Você virou uma escritora de prestígio, adaptada para o audiovisual inclusive (vide a minissérie "Fim", talhando uma forma de escrita muito particular. Como é que você, na condição de autora, lê um texto hoje, sobretudo uma adaptação literária como é o caso de "Ainda Estou Aqui"?

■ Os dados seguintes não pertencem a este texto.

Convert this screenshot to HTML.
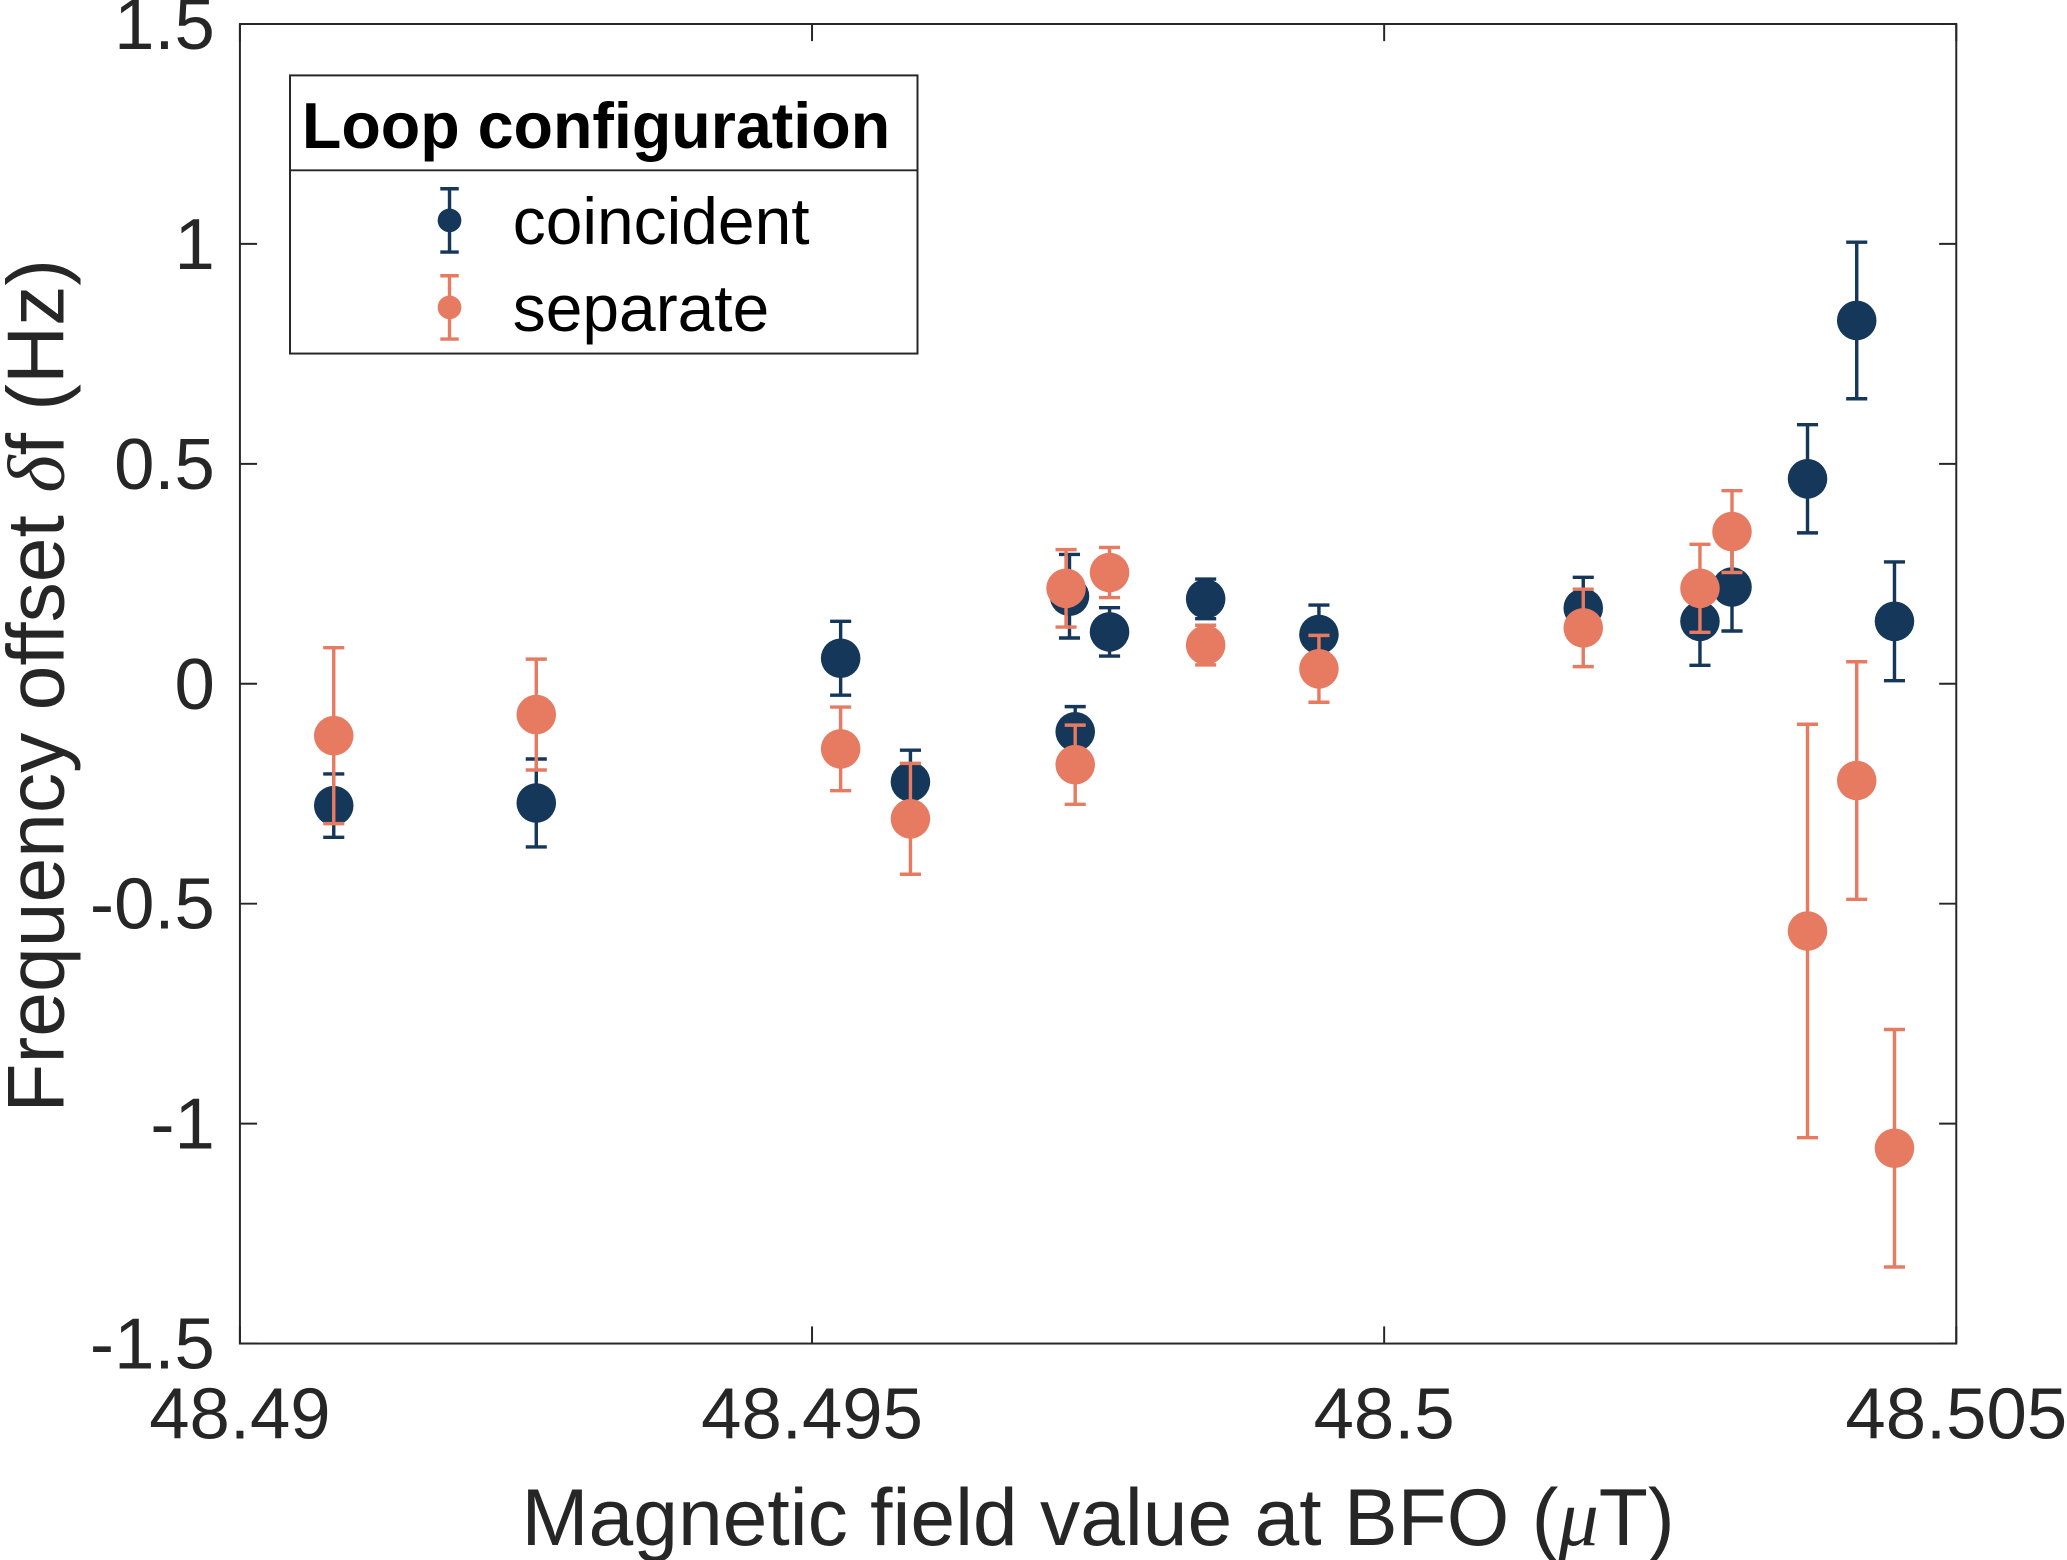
<!DOCTYPE html>
<html><head><meta charset="utf-8"><style>html,body{margin:0;padding:0;background:#fff}svg{display:block}</style></head>
<body>
<svg id="chart" width="2067" height="1560" viewBox="0 0 1568 1183" xmlns="http://www.w3.org/2000/svg" font-family="'Liberation Sans', sans-serif">
<rect width="1568" height="1183" fill="#fff"/>
<g id="marks"></g>
<rect x="182" y="18" width="1302" height="1001" fill="none" stroke="#262626" stroke-width="1.5"/>
<g id="axes"></g>
<text x="833" y="1172" font-size="61" text-anchor="middle" fill="#262626">Magnetic field value at BFO (<tspan font-family="'Liberation Serif', serif" font-style="italic">μ</tspan>T)</text>
<text transform="translate(48,520) rotate(-90)" font-size="61" text-anchor="middle" fill="#262626">Frequency offset <tspan font-family="'Liberation Serif', serif" font-style="italic">δ</tspan>f (Hz)</text>
<g>
<rect x="220" y="57" width="476" height="211" fill="#fff" stroke="#262626" stroke-width="1.5"/>
<line x1="220" y1="129" x2="696" y2="129" stroke="#262626" stroke-width="1.5"/>
<text x="229" y="112" font-size="49" font-weight="bold" fill="#000">Loop configuration</text>
<g>
<line x1="341" y1="143" x2="341" y2="191" stroke="#14375a" stroke-width="2.6"/><line x1="334" y1="143" x2="348" y2="143" stroke="#14375a" stroke-width="2.6"/><line x1="334" y1="191" x2="348" y2="191" stroke="#14375a" stroke-width="2.6"/>
<circle cx="341" cy="167" r="9" fill="#14375a"/>
<text x="389" y="185" font-size="50" fill="#000">coincident</text></g>
<g>
<line x1="341" y1="209" x2="341" y2="257" stroke="#e67b62" stroke-width="2.6"/><line x1="334" y1="209" x2="348" y2="209" stroke="#e67b62" stroke-width="2.6"/><line x1="334" y1="257" x2="348" y2="257" stroke="#e67b62" stroke-width="2.6"/>
<circle cx="341" cy="233" r="9" fill="#e67b62"/>
<text x="389" y="251" font-size="50" fill="#000">separate</text></g>
</g>
</svg>
<script>
const xTicks = [48.49, 48.495, 48.5, 48.505];
const xTickLabels = ["48.49", "48.495", "48.5", "48.505"];
const yTicks = [-1.5, -1, -0.5, 0, 0.5, 1, 1.5];
const yTickLabels = ["-1.5", "-1", "-0.5", "0", "0.5", "1", "1.5"];
const coincidentX = [48.49082, 48.49259, 48.49525, 48.49586, 48.4973, 48.49725, 48.4976, 48.49844, 48.49943, 48.50174, 48.50276, 48.50304, 48.5037, 48.50413, 48.50446];
const coincidentY = [-0.277, -0.271, 0.058, -0.223, -0.109, 0.199, 0.118, 0.193, 0.112, 0.172, 0.142, 0.22, 0.466, 0.826, 0.142];
const coincidentErr = [0.072, 0.1, 0.084, 0.072, 0.057, 0.095, 0.055, 0.045, 0.067, 0.07, 0.1, 0.1, 0.123, 0.178, 0.135];
const separateX = [48.49082, 48.49259, 48.49525, 48.49586, 48.4973, 48.49722, 48.4976, 48.49844, 48.49943, 48.50174, 48.50276, 48.50304, 48.5037, 48.50413, 48.50446];
const separateY = [-0.118, -0.07, -0.148, -0.307, -0.184, 0.217, 0.253, 0.088, 0.034, 0.127, 0.217, 0.346, -0.562, -0.22, -1.056];
const separateErr = [0.2, 0.126, 0.095, 0.126, 0.09, 0.088, 0.057, 0.045, 0.076, 0.088, 0.1, 0.093, 0.47, 0.27, 0.27];

const NS = "http://www.w3.org/2000/svg";
const X0 = 182, X1 = 1484, Y0 = 1019, Y1 = 18;
function sx(v) { return X0 + (v - 48.49) / 0.015 * (X1 - X0); }
function sy(v) { return Y0 - (v + 1.5) / 3 * (Y0 - Y1); }
function mk(tag, attrs, parent) {
  const e = document.createElementNS(NS, tag);
  for (const k in attrs) e.setAttribute(k, attrs[k]);
  parent.appendChild(e);
  return e;
}
const axes = document.getElementById("axes");
const marks = document.getElementById("marks");
xTicks.forEach((t, i) => {
  const x = sx(t);
  const g = mk("g", {}, axes);
  
  
  mk("line", {x1: x, y1: Y0, x2: x, y2: Y0 - 13, stroke: "#262626", "stroke-width": 1.5}, g);
  mk("line", {x1: x, y1: Y1, x2: x, y2: Y1 + 13, stroke: "#262626", "stroke-width": 1.5}, g);
  const tx = mk("text", {x: x, y: 1091, "font-size": 55, "text-anchor": "middle", fill: "#262626"}, g);
  tx.textContent = xTickLabels[i];
});
yTicks.forEach((t, i) => {
  const y = sy(t);
  const g = mk("g", {}, axes);
  
  
  mk("line", {x1: X0, y1: y, x2: X0 + 13, y2: y, stroke: "#262626", "stroke-width": 1.5}, g);
  mk("line", {x1: X1, y1: y, x2: X1 - 13, y2: y, stroke: "#262626", "stroke-width": 1.5}, g);
  const tx = mk("text", {x: 163, y: y + 19, "font-size": 55, "text-anchor": "end", fill: "#262626"}, g);
  tx.textContent = yTickLabels[i];
});
function series(xs, ys, es, color, name) {
  const sg = mk("g", {}, marks);
  
  
  xs.forEach((xv, i) => {
    const x = sx(xv), y = sy(ys[i]), yt = sy(ys[i] + es[i]), yb = sy(ys[i] - es[i]);
    const g = mk("g", {}, sg);
    
    
    mk("line", {x1: x, y1: yt, x2: x, y2: yb, stroke: color, "stroke-width": 2.6}, g);
    mk("line", {x1: x - 8, y1: yt, x2: x + 8, y2: yt, stroke: color, "stroke-width": 2.6}, g);
    mk("line", {x1: x - 8, y1: yb, x2: x + 8, y2: yb, stroke: color, "stroke-width": 2.6}, g);
    mk("circle", {cx: x, cy: y, r: 15, fill: color}, g);
  });
}
series(coincidentX, coincidentY, coincidentErr, "#14375a", "coincident");
series(separateX, separateY, separateErr, "#e67b62", "separate");
</script>
</body></html>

Como escritora, aprendi muito com a minha experiência de atriz. Aprendi como entrar no personagem, como me deixar levar por ele, como respeitar. Às vezes, o personagem quer fazer algo, mas você acha que ele deveria fazer outra coisa. Acredito que eu escrevo diálogo bem. Entendi que o diálogo não pode ser uma repetição da ação. O diálogo tem que se contrapor à ação. Mas isso é atriz que eu sou falando. Você vê se o personagem está falando algo que vá contribuir para ação ou se ele está apenas dizendo estar triste ou a que lugar está indo. Quando o personagem abre a boca, tem que falar algo que te surpreenda. Nisso, Tarantino nos ensina muito. No caso do "Ainda Estou Aqui", fui só alegria no roteiro, porque fiquei muito impressionada com a capacidade que (os roteiristas) Murilo (Hauser) e Heitor (Lorega) tiveram para escolher, naquele livro imenso do Marcelo, um corte que pula 26 anos e depois pula mais dez. É muito difícil. O trabalho da gente foi, principalmente, ajustar a Eunice na passagem da primeira fase para a segunda, para que a segunda tivesse uma razão de existir. Acho que o trecho mais difícil de acertar - que foi para lá, foi para cá, teve mil retornos - foi a segunda parte, ali em São Paulo, onde ela recebe o atestado de óbito do Rubens.
Teus livros já começaram a ganhar novas traduções de carona no sucesso do filme?
Os meus livros cumprem a vida deles. Está tão louco lançar o "Ainda Estou Aqui", num trabalho tão grande, que estou deixando eles irem por eles.